The Multilateral Investment Guarantee Agency (MIGA), a subsidiary of the World Bank Group has announced its pledge to support South Africa’s power utility, Eskom, with loans to avoid load-shedding.
On Wednesday eNCA reported that the international financial institution, which offers political risk insurance and credit enhancement guarantees, stated that the funds would also pave the way for the integration of renewable energy into the country’s grid.
New transmission lines
“This financing will add approximately 255km of new transmission lines resulting in around 4,665 megawatts per year of power transmitted.
“These enhancements are needed [as they] remove bottlenecks in the execution of the government’s electrification agenda, including procurement of new independent power producers for renewable projects,” the bank said.
The executive vice president and chief executive of MIGA, Keiko Honda, commented: “The reality is that South Africa’s power system will remain constrained until new generation fleets and transmission lines come online.

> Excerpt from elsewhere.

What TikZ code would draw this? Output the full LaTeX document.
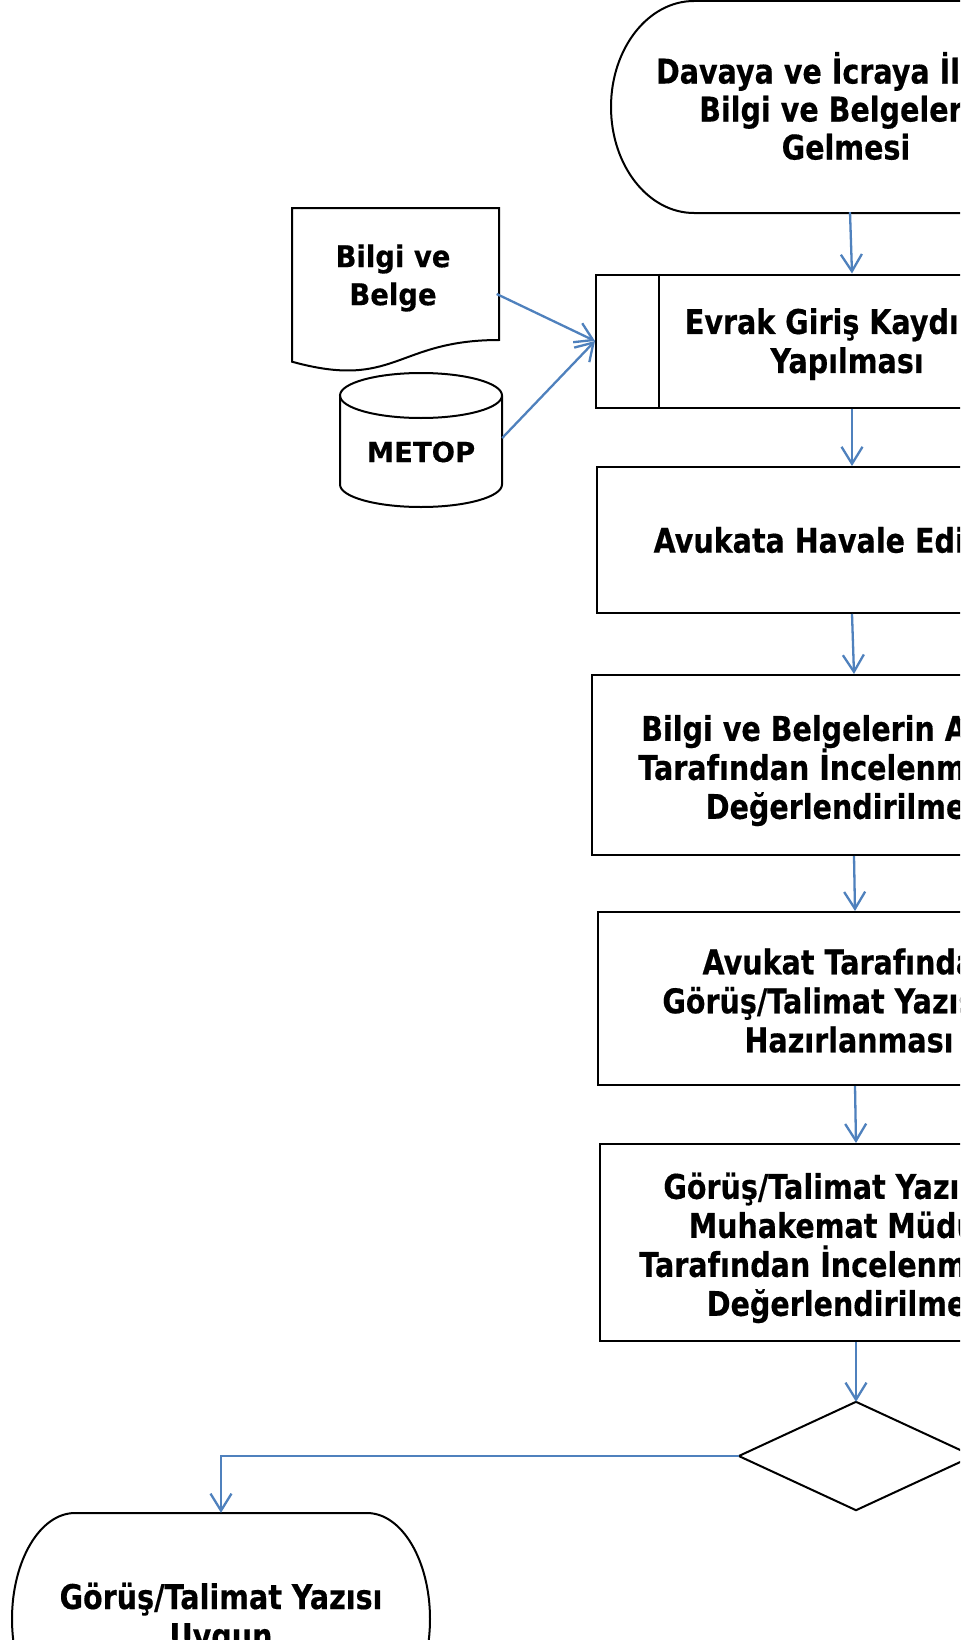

MIGA is doing its part to contribute to this massive and urgent effort.”
MIGA financing deal
According to the media, MIGA highlighted that the pledges of €698.9 million ($7.9 billion) will provide coverage for Deutsche Bank and Mizuho Bank against the risk of non-honouring of sovereign financial obligations for up to 15 years.
[quote]Commenting on the deal, Eskom’s CEO, Brian Molefe, said: “MIGA’s credit enhancement has allowed us to secure euro-denominated funding for longer tenors and on more favourable terms.
“We’re very pleased to have MIGA’s support for this complex financing that is so crucial to the country’s development.”
Ana Afonso Dias Lourenço, the executive director for the constituency of Angola, Nigeria and South Africa at the World Bank Group, reiterated the importance of the deal: “Given Eskom’s role as the dominant vertically integrated power utility in South Africa, I cannot overstate the impact of this financing on the lives of South Africans and their businesses.”